Remember we’re talking about collateral that is designed (allegedly) to support sales. It’s criminal.

Does it happen in your organisation? How do you know? What can you do to improve marketing’s usefulness to the sales team?

We’ve recently introduced a new standard component to our client engagements, called a sales perception audit. We survey the sale team’s view of marketing effectiveness, and then survey it again after our client has implemented an Influencer Marketing programme. The idea is to prove that sales is getting something more from marketing than before.

It doesn’t (yet) measure actual sales uplift, but we’re hoping to demonstrate a correlation between happy sales people (with useful collateral) and sales performance. Sounds a reasonable hypothesis.

Influencer Marketing Primer 6 – Marketing with influencers

January 12, 2007 Duncan Brown Leave a comment

I’m really excited about this post, because it’s the one post I wanted to write all along. Marketing with influencers is the main event in the Influencer Marketing show – top billing. It’s where you see lead generation improve, conversion rates rise and sales increase.

There is a trick, though, that I need to let you in on. It is that you have to align 100% with the sales process, to the extent that your salesforce will be the most important source of input to your marketing efforts. It’s a trick because this should be true for all your marketing efforts, not just Influencer Marketing. But without input from sales, Influencer Marketing will never deliver the results you need.

So, the sequence of logic for marketing with influencers is this:

  • Determine the reasons why prospect’s don’t buy from you. These reasons are called sales objections.
  • Define a counter-argument for each sales objection.
  • Map each counter-argument to an influencer, such that the counter-argument is (or could be) advocated by that influencer.
  • Create influencer-led collateral that specifically addresses each objection.

Hey presto – you’ve got an answer to each sales objection, and it’s an answer which has substantial credibility (because it’s from an influencer, and not from you).

The key points of this process are:

  1. You need to know why people don’t buy from you. The salesforce is the custodian of this information, so you need to tap this resource. Sometimes it’s easy – they just know. Other times thy don’t know, or they think it’s price (hint: it’s almost never price). In these cases, there are ways of eliciting the information, either from the salesforce or directly from the market.
  2. Arguments against sales objections are credible only if communicated by someone independent. A counter-argument conveyed by you doesn’t work because “you would say that, wouldn’t you.” Influencers, by definition, are more credible.
  3. Counter-arguments are specific to the objection. In other words, the counter argument “Gartner says we’re a top-right player in its Magic Quadrant” works only if applied to the objection “We don’t think you’re a major player” but not if the objection is “We don’t perceive a need for your product.” This may seem obvious, but you’d be surprised how often an objection is countered by an irrelevant response.
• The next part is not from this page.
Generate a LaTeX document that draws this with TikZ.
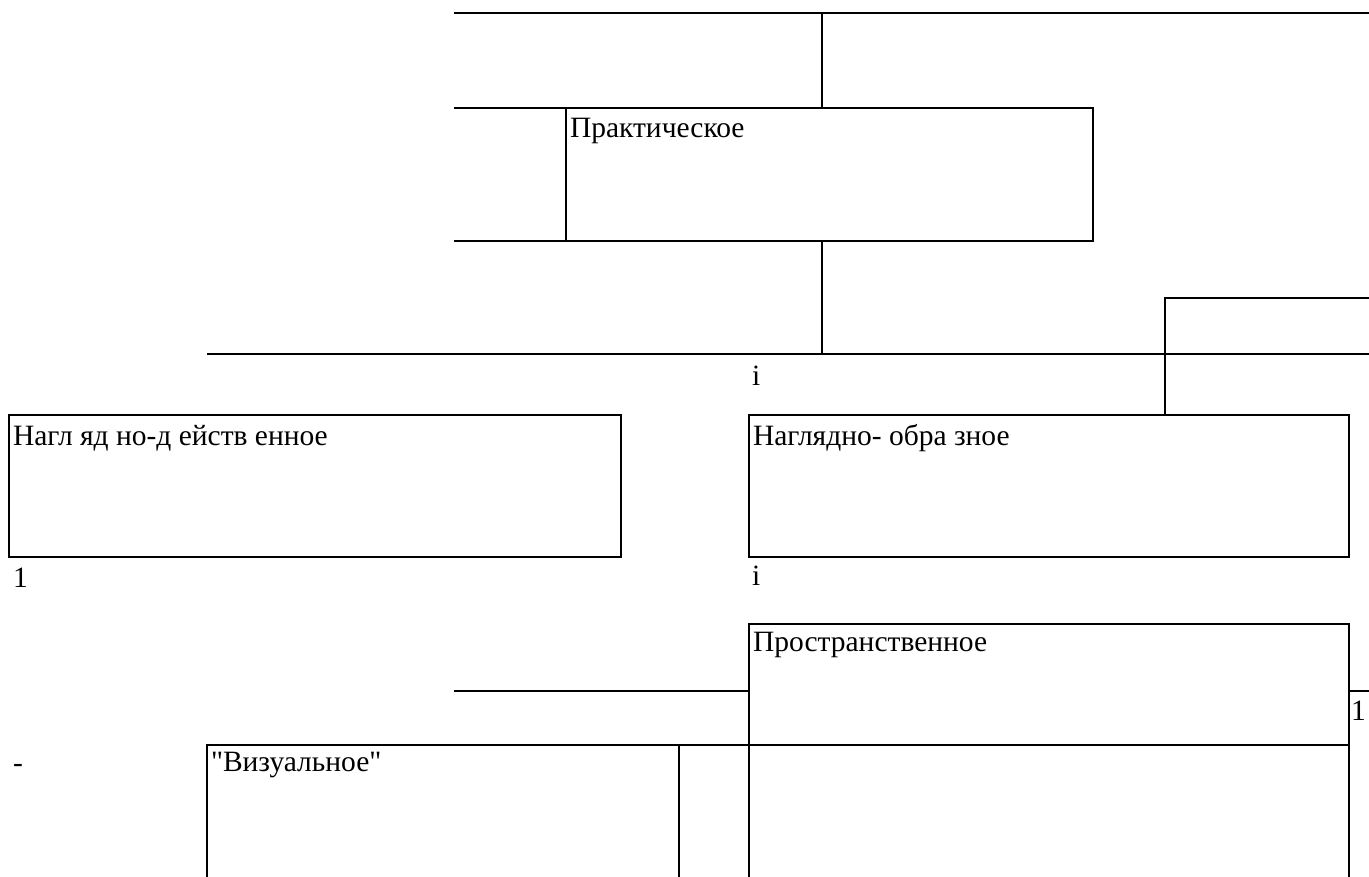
\documentclass[tikz,border=0pt]{standalone}
\usepackage{fontspec}
\setmainfont{Liberation Serif}
% straight double quote, drawn as a glyph so no text mapping curls it
\newcommand\straightdq{\XeTeXglyph\XeTeXcharglyph"22\relax}
\begin{document}
\begin{tikzpicture}[x=1pt,y=-1pt,
  every node/.style={inner sep=0pt,outer sep=0pt},
  boxnode/.style={draw,line width=2.4pt,anchor=north west,rectangle},
  wire/.style={line width=2.2pt},
  caption/.style={anchor=base west,font=\fontsize{29.5}{35}\selectfont}]
\useasboundingbox (0,0) rectangle (1369,877);
\clip (0,0) rectangle (1369,877);

% boxes
\node[boxnode,minimum width=527pt,minimum height=133pt] (prakt) at (566,108) {};
\node[boxnode,minimum width=612pt,minimum height=142pt] (nagld) at (9,415) {};
\node[boxnode,minimum width=600pt,minimum height=142pt] (naglo) at (749,415) {};
\node[boxnode,minimum width=600pt,minimum height=121pt] (prostr) at (749,624) {};
\node[boxnode,minimum width=472pt,minimum height=150pt] (vizual) at (207,745) {};
\node[boxnode,minimum width=600pt,minimum height=150pt] (lower) at (749,745) {};
\node[boxnode,minimum width=210pt,minimum height=56pt] (corner) at (1165,298) {};

% box texts
\node[caption] (tprakt) at (570,138) {Практическое};
\node[caption] (tnagld) at (13,445) {Нагл яд но-д ейств енное};
\node[caption] (tnaglo) at (753,445) {Наглядно- обра зное};
\node[caption] (tprostr) at (753,651) {Пространственное};
\node[caption] (tvizual) at (211,771) {\straightdq Визуальное\straightdq};

% stray marks
\node[caption] (m1) at (752,385) {i};
\node[caption] (m2) at (13,587) {1};
\node[caption] (m3) at (752,585) {i};
\node[caption] (m4) at (1351,720) {1};
\node[caption] (m5) at (13,772) {-};

% connector lines
\coordinate (topL) at (454,13);
\coordinate (topR) at (1369,13);
\coordinate (topJ) at (822,13);
\coordinate (midL) at (207,354);
\coordinate (midR) at (1369,354);
\coordinate (midJ) at (822,354);
\coordinate (pl1) at (454,108);
\coordinate (pl2) at (454,241);
\coordinate (prl) at (454,691);
\coordinate (prr) at (1369,691);

\draw[wire] (topL) -- (topR);
\draw[wire] (topJ) -- (topJ |- prakt.north);
\draw[wire] (pl1) -- (pl1 -| prakt.west);
\draw[wire] (pl2) -- (pl2 -| prakt.west);
\draw[wire] (midJ |- prakt.south) -- (midJ);
\draw[wire] (midL) -- (midR);
\draw[wire] (corner.north west) -- (corner.south west |- naglo.north);
\draw[wire] (prl) -- (prl -| prostr.west);
\draw[wire] (prostr.east |- prr) -- (prr);
\draw[wire] (vizual.north east) -- (lower.north west);
\end{tikzpicture}
\end{document}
The power of the approach is that it directly links influencers to sales objections, arming the salesforce with specific collateral. If you get it right, the inevitable consequence is better leads, improved conversion rates and higher sales.

Now, I can hear you scream “If it’s that easy, why is it not done this way now?” Good question, two good answers:

Firstly, sales and marketing typically don’t talk to each other. Read Philip Kotler’s article “Ending the war between sales and marketing” in the Harvard Business Review for insight into why this situation exists.

Secondly, it only works if you use influencers to counter sales objections. And most firms don’t know who their influencers are.

One final thing: it’s possible to create influencer-led collateral that doesn’t tie into specific sales objections, but adds to the generic marketing mix of “stuff.” This is okay as far as it goes, and in fact it’s where we started when we first put our SFERE process together. But the approach is far more effective when aligned with sales objections, so I strongly recommend you take this extra step.